Copy out each line that includes the word "this".

— start of INPUT ROWS —

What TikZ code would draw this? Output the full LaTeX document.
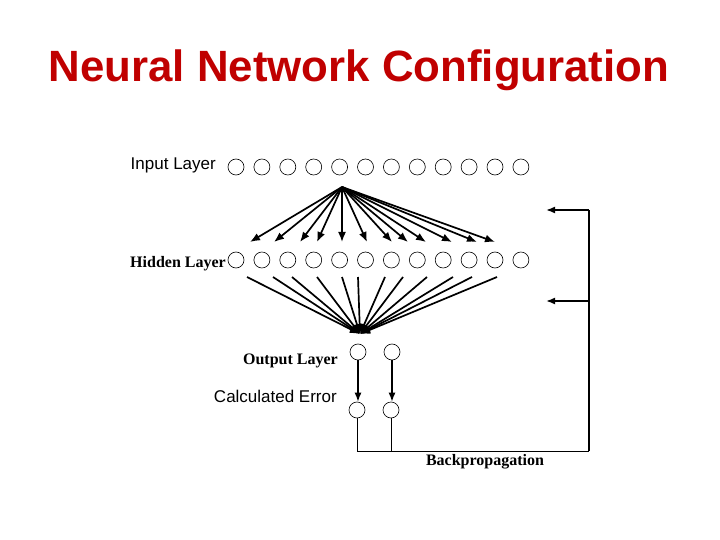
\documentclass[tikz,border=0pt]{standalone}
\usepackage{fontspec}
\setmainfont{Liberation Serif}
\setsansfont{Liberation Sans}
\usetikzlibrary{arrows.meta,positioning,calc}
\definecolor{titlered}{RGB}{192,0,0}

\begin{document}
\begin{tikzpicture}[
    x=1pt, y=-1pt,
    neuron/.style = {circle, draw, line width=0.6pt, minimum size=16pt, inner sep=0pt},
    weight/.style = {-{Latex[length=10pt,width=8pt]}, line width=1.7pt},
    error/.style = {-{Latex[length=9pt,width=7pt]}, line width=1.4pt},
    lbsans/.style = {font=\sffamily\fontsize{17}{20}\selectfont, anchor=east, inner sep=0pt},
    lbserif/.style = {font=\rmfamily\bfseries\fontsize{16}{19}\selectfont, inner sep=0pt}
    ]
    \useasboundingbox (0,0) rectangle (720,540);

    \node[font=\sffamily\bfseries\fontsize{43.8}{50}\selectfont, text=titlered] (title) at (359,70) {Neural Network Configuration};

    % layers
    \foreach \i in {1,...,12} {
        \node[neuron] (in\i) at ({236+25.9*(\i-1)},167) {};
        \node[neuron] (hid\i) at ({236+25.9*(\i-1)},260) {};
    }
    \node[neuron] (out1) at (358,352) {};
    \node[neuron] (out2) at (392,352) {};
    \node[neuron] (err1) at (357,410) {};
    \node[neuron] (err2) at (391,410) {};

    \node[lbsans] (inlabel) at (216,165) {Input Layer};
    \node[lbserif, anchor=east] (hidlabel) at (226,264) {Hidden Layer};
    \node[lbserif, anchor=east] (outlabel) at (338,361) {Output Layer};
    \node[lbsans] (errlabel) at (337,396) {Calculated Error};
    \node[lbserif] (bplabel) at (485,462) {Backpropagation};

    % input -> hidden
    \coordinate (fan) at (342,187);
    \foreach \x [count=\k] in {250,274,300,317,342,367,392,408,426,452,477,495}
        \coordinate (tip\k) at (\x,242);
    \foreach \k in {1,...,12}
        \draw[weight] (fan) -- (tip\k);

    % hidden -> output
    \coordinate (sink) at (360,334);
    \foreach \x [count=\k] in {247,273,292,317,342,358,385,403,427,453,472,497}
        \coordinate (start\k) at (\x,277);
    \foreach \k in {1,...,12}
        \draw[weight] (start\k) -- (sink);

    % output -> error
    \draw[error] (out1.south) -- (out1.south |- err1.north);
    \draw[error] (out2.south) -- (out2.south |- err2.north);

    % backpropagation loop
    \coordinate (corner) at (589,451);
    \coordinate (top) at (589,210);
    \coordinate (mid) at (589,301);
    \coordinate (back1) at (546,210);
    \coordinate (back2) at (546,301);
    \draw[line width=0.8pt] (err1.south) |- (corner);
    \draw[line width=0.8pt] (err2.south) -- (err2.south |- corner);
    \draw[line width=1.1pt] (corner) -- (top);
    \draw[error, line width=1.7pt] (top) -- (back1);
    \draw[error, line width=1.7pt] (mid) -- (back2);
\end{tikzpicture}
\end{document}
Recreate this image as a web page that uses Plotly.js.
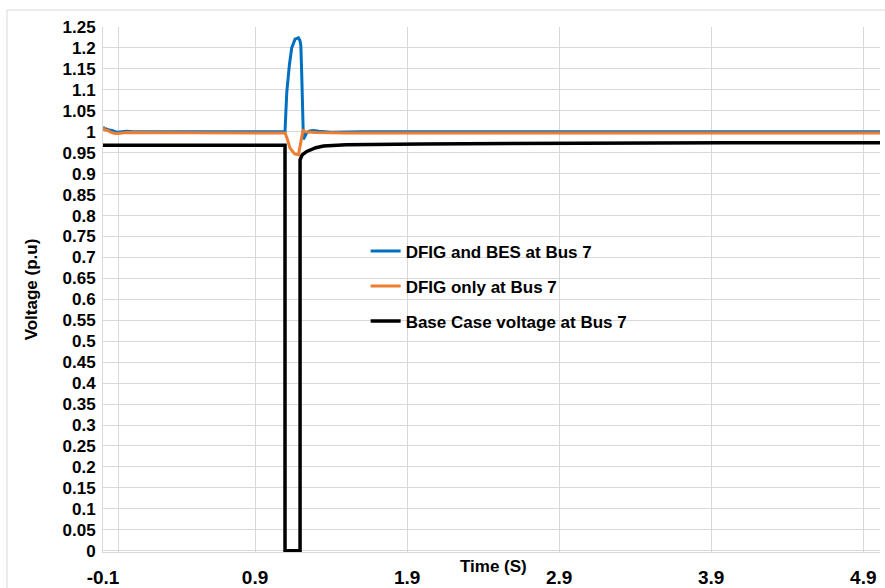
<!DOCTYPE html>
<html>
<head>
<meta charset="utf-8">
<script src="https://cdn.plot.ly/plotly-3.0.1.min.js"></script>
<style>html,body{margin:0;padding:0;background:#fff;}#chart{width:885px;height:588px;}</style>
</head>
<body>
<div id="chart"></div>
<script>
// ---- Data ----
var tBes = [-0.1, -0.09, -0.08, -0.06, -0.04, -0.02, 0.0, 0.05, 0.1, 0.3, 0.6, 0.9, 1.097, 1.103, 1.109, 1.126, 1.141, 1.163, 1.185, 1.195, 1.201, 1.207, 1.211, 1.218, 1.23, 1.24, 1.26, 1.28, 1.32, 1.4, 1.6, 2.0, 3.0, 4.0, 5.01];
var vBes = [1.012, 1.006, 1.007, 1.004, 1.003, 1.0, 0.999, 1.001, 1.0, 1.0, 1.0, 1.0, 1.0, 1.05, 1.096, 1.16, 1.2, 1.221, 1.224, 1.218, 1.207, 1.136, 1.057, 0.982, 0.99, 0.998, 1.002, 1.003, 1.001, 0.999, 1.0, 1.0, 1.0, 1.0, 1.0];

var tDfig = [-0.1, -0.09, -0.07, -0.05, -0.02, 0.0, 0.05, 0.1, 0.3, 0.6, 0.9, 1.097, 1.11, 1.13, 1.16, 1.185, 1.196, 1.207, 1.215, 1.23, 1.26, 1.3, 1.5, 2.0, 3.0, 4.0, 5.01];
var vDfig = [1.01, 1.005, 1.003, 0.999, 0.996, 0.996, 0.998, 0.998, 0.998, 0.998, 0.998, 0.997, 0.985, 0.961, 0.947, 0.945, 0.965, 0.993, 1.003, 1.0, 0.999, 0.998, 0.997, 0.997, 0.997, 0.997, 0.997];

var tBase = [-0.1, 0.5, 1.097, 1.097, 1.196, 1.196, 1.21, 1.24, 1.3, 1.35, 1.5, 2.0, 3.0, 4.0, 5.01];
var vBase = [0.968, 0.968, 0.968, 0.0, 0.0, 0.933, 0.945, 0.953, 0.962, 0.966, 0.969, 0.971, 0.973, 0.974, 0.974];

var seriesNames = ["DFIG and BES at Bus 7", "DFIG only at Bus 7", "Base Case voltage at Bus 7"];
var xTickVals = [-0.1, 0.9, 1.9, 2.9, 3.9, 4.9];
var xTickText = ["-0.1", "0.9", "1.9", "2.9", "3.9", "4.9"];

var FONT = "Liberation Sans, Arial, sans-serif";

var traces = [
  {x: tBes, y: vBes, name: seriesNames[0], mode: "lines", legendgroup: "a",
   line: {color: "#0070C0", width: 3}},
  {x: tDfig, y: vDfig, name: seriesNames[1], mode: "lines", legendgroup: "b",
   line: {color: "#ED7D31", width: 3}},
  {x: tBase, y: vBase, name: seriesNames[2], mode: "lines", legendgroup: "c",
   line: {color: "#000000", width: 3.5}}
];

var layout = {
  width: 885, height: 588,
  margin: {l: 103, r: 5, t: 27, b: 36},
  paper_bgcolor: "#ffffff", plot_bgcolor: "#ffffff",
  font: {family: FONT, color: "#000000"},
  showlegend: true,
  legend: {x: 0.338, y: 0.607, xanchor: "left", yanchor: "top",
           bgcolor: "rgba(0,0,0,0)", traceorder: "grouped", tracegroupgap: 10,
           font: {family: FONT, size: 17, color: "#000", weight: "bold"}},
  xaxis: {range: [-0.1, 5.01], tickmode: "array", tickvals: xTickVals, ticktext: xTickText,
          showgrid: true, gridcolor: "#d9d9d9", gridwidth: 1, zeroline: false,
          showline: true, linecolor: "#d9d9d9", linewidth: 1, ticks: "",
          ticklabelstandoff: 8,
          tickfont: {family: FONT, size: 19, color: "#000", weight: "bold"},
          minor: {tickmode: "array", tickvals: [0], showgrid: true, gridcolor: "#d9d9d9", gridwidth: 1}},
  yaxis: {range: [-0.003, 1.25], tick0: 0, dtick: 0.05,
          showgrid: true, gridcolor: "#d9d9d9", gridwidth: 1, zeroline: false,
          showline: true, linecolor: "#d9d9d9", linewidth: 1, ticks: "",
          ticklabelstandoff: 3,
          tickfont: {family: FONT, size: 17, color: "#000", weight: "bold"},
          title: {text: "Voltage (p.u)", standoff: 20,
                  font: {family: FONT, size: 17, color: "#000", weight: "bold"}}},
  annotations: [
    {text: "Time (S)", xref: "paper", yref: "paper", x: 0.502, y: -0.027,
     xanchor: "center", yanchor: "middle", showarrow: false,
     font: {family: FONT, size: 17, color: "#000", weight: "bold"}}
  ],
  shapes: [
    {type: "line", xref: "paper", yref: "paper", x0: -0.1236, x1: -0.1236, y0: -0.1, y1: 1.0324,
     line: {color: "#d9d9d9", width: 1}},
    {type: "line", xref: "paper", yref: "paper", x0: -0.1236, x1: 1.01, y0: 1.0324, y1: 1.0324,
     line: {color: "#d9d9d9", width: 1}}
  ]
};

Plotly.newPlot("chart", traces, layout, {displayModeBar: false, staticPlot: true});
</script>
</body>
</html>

— end of INPUT ROWS —

## EXERCISE RESULT
What TikZ code would draw this? Output the full LaTeX document.
Recreate this image as a web page that uses Plotly.js.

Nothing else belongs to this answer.